A recently published survey reveals that most evangelical Protestants support women taking on leadership roles in the church, Christianity Today reports.
Political scientist Ryan P. Burge finds that 8 in 10 self-identified evangelicals agree with “women teaching Sunday school, leading worship and preaching at women’s conferences and retreats.” Seven in 10 people say they supported women preaching during services.
However, women preaching on Sunday morning got the least support, with 72.8 percent. “Even some churches that do not permit women to serve as lead pastors and elders at times allow women to share on Sundays as guest speakers or preachers—making a distinction to between the special teaching.”
After California pastor’s John MacArthur’s “go home” line in 2019, preacher and author Beth Moore asks the church to have no tolerance for misogyny and dismissiveness toward women in spheres of influence.
Moore adds: “I’m asking for your deliberate and clearly conveyed influence toward the imitation of Christ in his attitude and actions toward women.”
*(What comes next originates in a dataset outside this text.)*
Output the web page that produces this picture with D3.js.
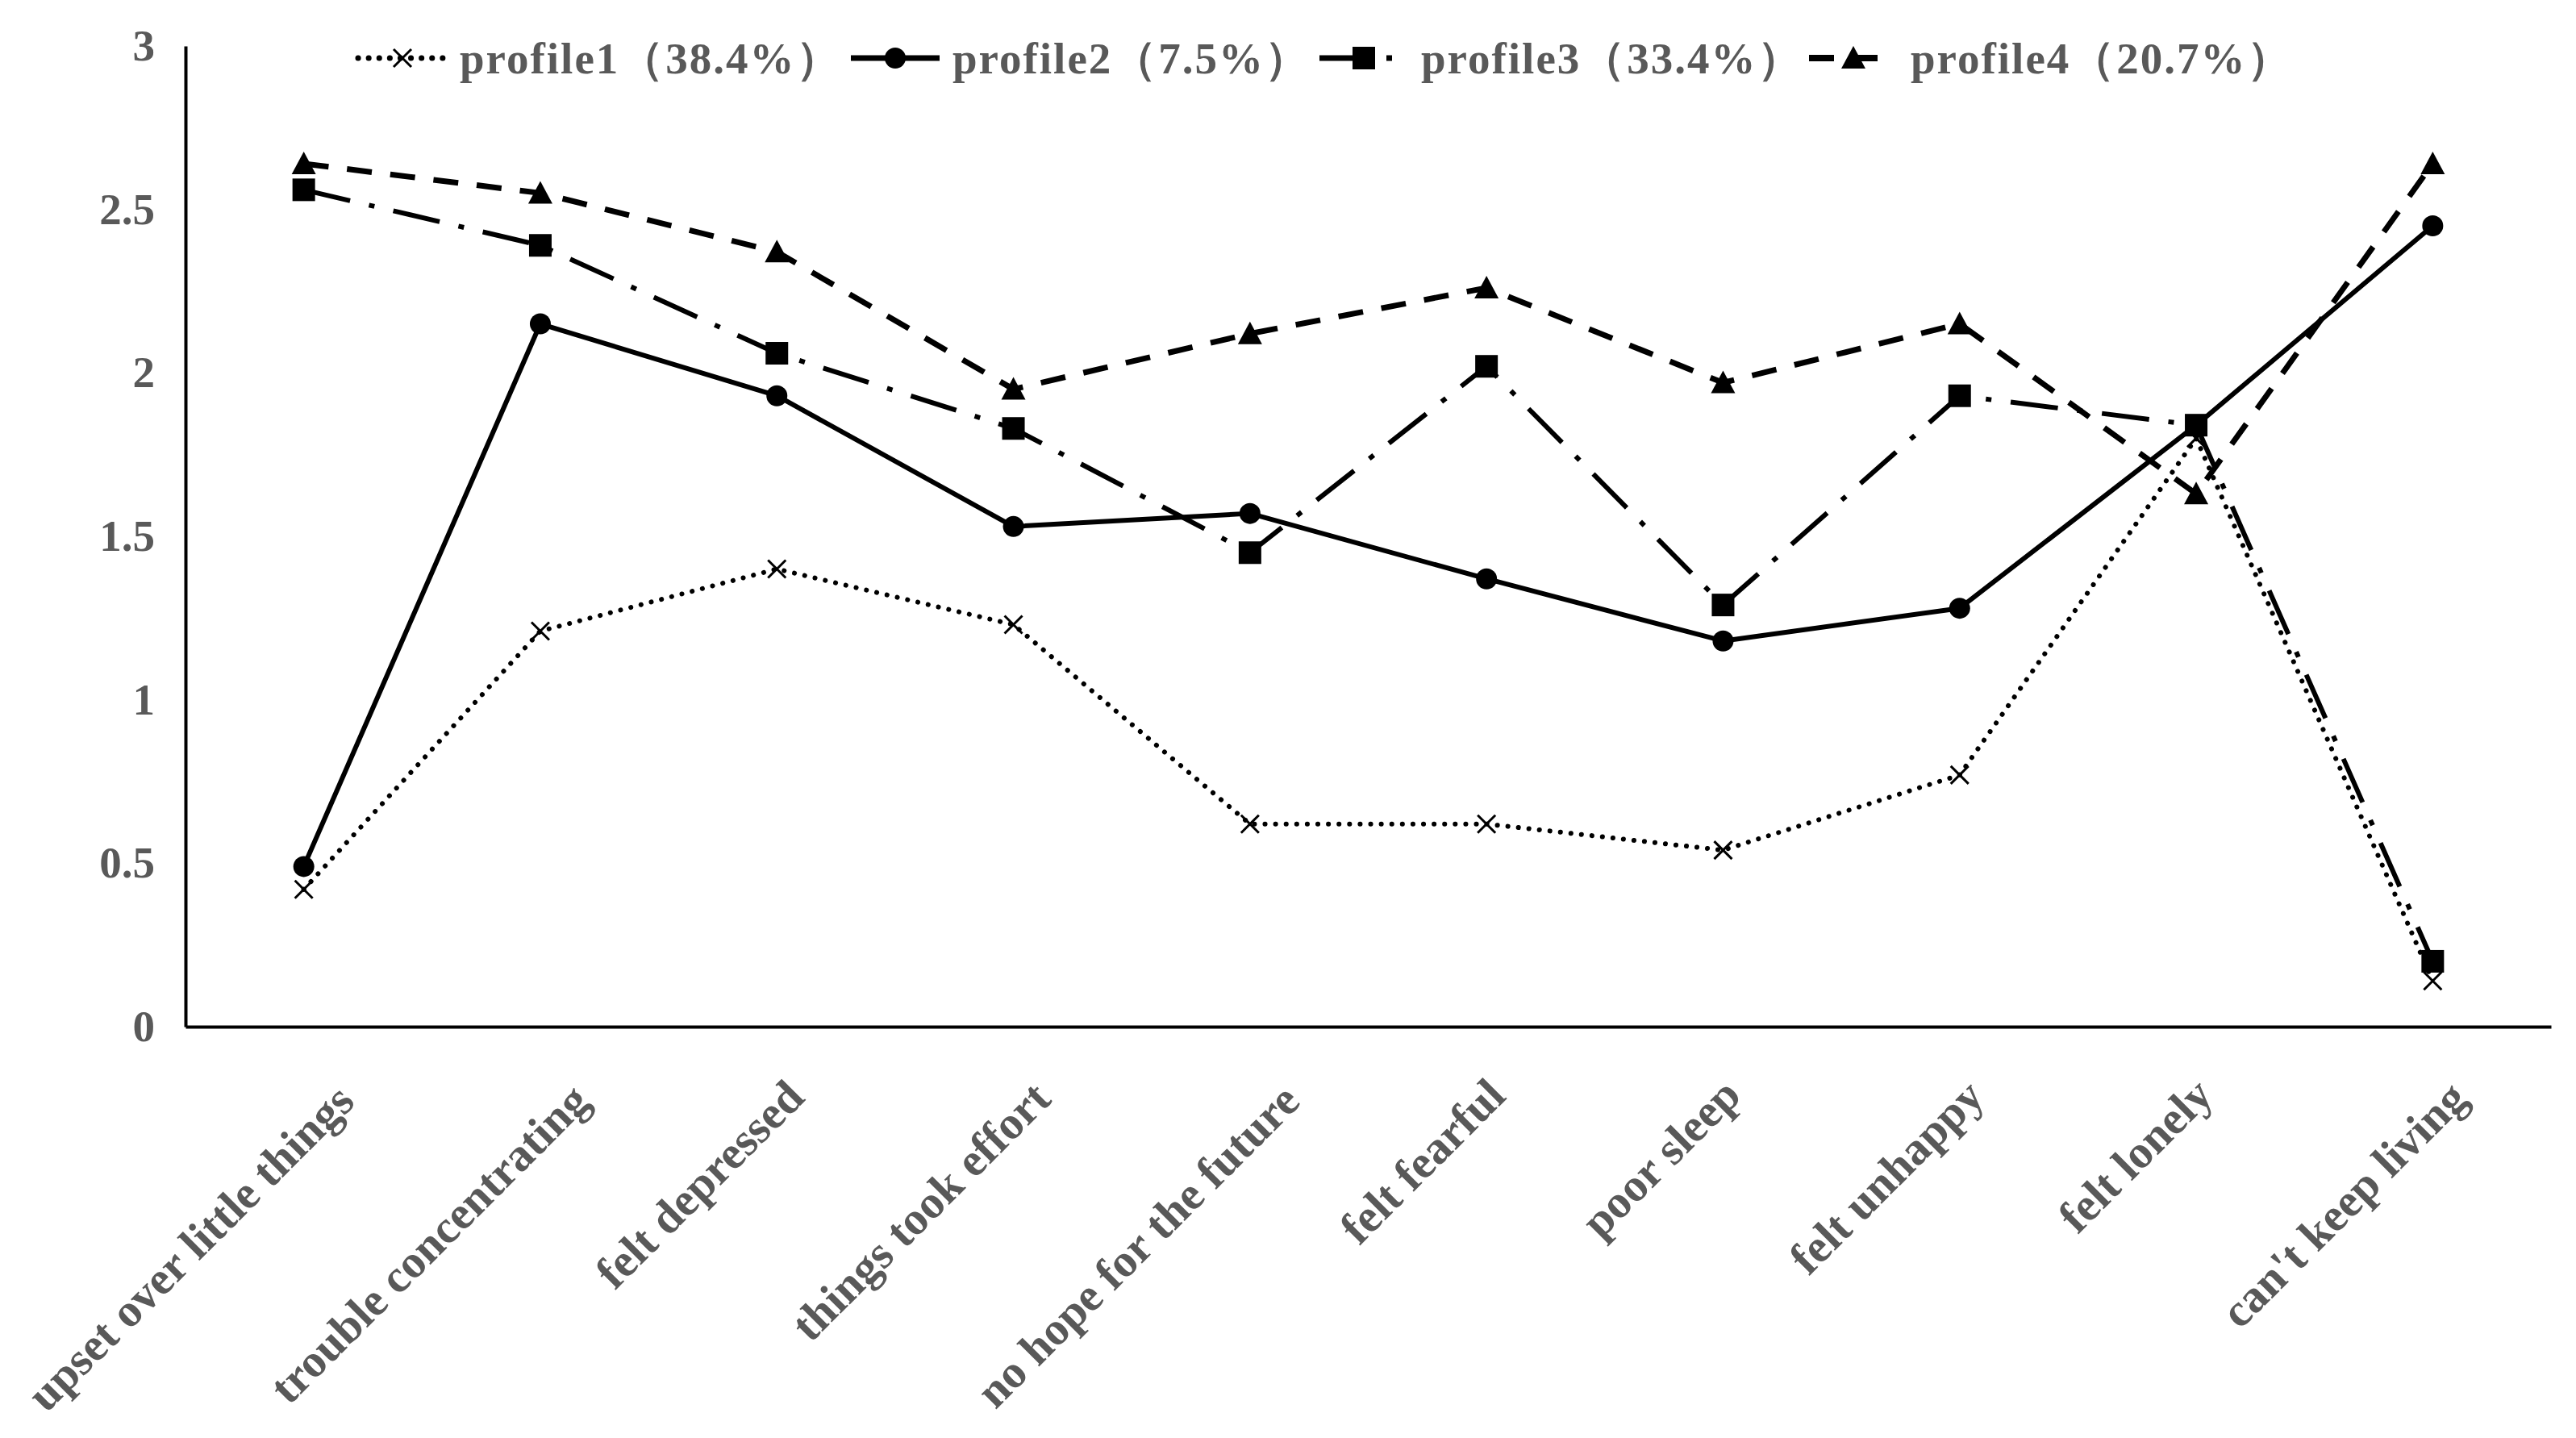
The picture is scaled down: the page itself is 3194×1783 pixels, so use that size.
<!DOCTYPE html>
<html>
<head>
<meta charset="utf-8">
<script src="https://cdnjs.cloudflare.com/ajax/libs/d3/7.8.5/d3.min.js"></script>
<style>
  body { margin: 0; background: #fff; }
  text { font-family: "Liberation Serif", "Times New Roman", serif; font-weight: bold; }
</style>
</head>
<body>
<div id="chart-area"></div>
<script>
// items on the x axis
var categories = ["upset over little things", "trouble concentrating", "felt depressed",
    "things took effort", "no hope for the future", "felt fearful", "poor sleep",
    "felt unhappy", "felt lonely", "can't keep living"];

// series values
var profile1 = [0.42, 1.21, 1.40, 1.23, 0.62, 0.62, 0.54, 0.77, 1.80, 0.14];
var profile2 = [0.49, 2.15, 1.93, 1.53, 1.57, 1.37, 1.18, 1.28, 1.84, 2.45];
var profile3 = [2.56, 2.39, 2.06, 1.83, 1.45, 2.02, 1.29, 1.93, 1.84, 0.20];
var profile4 = [2.64, 2.55, 2.37, 1.95, 2.12, 2.26, 1.97, 2.15, 1.63, 2.64];

var seriesNames = ["profile1（38.4%）", "profile2（7.5%）", "profile3（33.4%）", "profile4（20.7%）"];
var yTicks = [0, 0.5, 1, 1.5, 2, 2.5, 3];

var series = [
    { name: seriesNames[0], values: profile1, dash: "0.1 13", width: 6, cap: "round", marker: "cross", key: 110 },
    { name: seriesNames[1], values: profile2, dash: null, width: 6, cap: "butt", marker: "circle", key: 110 },
    { name: seriesNames[2], values: profile3, dash: "59 24 7 24", width: 6, cap: "butt", marker: "square", key: 110 },
    { name: seriesNames[3], values: profile4, dash: "31 23", width: 7, cap: "butt", marker: "triangle", key: 100 }
];

var W = 3194, H = 1783;
var margin = { left: 230, right: 31, top: 57, bottom: 510 };
var width = W - margin.left - margin.right,
    height = H - margin.top - margin.bottom;
var textColor = "#595959";

var svg = d3.select("#chart-area")
    .append("svg")
    .attr("width", W)
    .attr("height", H);

var g = svg.append("g")
    .attr("transform", "translate(" + margin.left + "," + margin.top + ")");

var x = d3.scaleBand()
    .domain(categories)
    .range([0, width])
    .padding(0);

var y = d3.scaleLinear()
    .domain([0, 3])
    .range([height, 0]);

function cx(i) { return x(categories[i]) + x.bandwidth() / 2; }

// y axis
var yAxisCall = d3.axisLeft(y)
    .tickValues(yTicks)
    .tickSize(0)
    .tickSizeOuter(0)
    .tickPadding(38)
    .tickFormat(function(d){ return d; });
var yAxis = g.append("g")
    .attr("class", "y-axis")
    .call(yAxisCall);
yAxis.select(".domain").attr("stroke", "#000").attr("stroke-width", 4);
yAxis.selectAll("text")
    .attr("font-size", "55px")
    .attr("font-family", "'Liberation Serif', serif")
    .attr("font-weight", "bold")
    .attr("fill", textColor);

// x axis
var xAxisCall = d3.axisBottom(x)
    .tickSize(0)
    .tickSizeOuter(0);
var xAxis = g.append("g")
    .attr("class", "x-axis")
    .attr("transform", "translate(0," + height + ")")
    .call(xAxisCall);
xAxis.select(".domain").attr("stroke", "#000").attr("stroke-width", 4);
xAxis.selectAll("text")
    .attr("x", 0)
    .attr("y", 0)
    .attr("dy", 0)
    .attr("text-anchor", "end")
    .attr("font-size", "57.5px")
    .attr("font-family", "'Liberation Serif', serif")
    .attr("font-weight", "bold")
    .attr("fill", textColor)
    .attr("transform", function(){
        // longer labels sit a bit further right, like the original
        var p = this.getComputedTextLength() * Math.SQRT1_2;
        return "translate(" + (-10 + 0.196 * p) + "," + (82 + 0.035 * p) + ") rotate(-45)";
    });

// marker shapes
function drawMarker(sel, type) {
    if (type === "cross") {
        sel.append("path")
            .attr("d", "M-11,-11L11,11M-11,11L11,-11")
            .attr("stroke", "#000")
            .attr("stroke-width", 3)
            .attr("fill", "none");
    } else if (type === "circle") {
        sel.append("circle")
            .attr("r", 13)
            .attr("fill", "#000");
    } else if (type === "square") {
        sel.append("rect")
            .attr("x", -14).attr("y", -14)
            .attr("width", 28).attr("height", 28)
            .attr("fill", "#000");
    } else if (type === "triangle") {
        sel.append("path")
            .attr("d", "M0,-15L15,13L-15,13Z")
            .attr("fill", "#000");
    }
}

var line = d3.line()
    .x(function(d, i){ return cx(i); })
    .y(function(d){ return y(d); });

series.forEach(function(s) {
    var sg = g.append("g").attr("class", "series");
    sg.append("path")
        .datum(s.values)
        .attr("d", line)
        .attr("fill", "none")
        .attr("stroke", "#000")
        .attr("stroke-width", s.width)
        .attr("stroke-linecap", s.cap)
        .attr("stroke-linejoin", "round")
        .attr("stroke-dasharray", s.dash);

    sg.selectAll(".marker")
        .data(s.values)
        .enter()
        .append("g")
            .attr("class", "marker")
            .attr("transform", function(d, i){ return "translate(" + cx(i) + "," + y(d) + ")"; })
            .each(function(){ drawMarker(d3.select(this), s.marker); });
});

// legend (entry positions follow the original layout)
var legendX = [444, 1055, 1636, 2243];
var ly = 72;
var legend = svg.append("g").attr("class", "legend");
series.forEach(function(s, i) {
    var lg = legend.append("g").attr("transform", "translate(" + legendX[i] + "," + ly + ")");
    lg.append("line")
        .attr("x1", 0).attr("x2", s.key)
        .attr("y1", 0).attr("y2", 0)
        .attr("stroke", "#000")
        .attr("stroke-width", s.width + 1)
        .attr("stroke-linecap", s.cap)
        .attr("stroke-dasharray", s.dash);
    var mg = lg.append("g").attr("transform", "translate(55,0)");
    drawMarker(mg, s.marker);
    lg.append("text")
        .attr("x", 126)
        .attr("y", 0)
        .attr("dy", "0.35em")
        .attr("font-size", "55px")
        .attr("letter-spacing", "2px")
        .attr("fill", textColor)
        .text(s.name);
});
</script>
</body>
</html>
J.D. Greear also supports the role of women in church. “Equipping and platforming women to thrive in ministry is not a passion we share because of personal opinion or preference,” says Greear, the pastor of the Summit Church in Raleigh-Durham NC. “We are convinced that there is no such thing as a healthy church where the men flourish and the women do not. Thus, by cultivating an atmosphere where our sisters can thrive, we cultivate an atmosphere in which our brothers will thrive as well.”
The survey results show that most evangelical Protestants are in favor of seeing women take on more prominent positions in the church and it’s “robust across gender, church attendance, theological position and age.”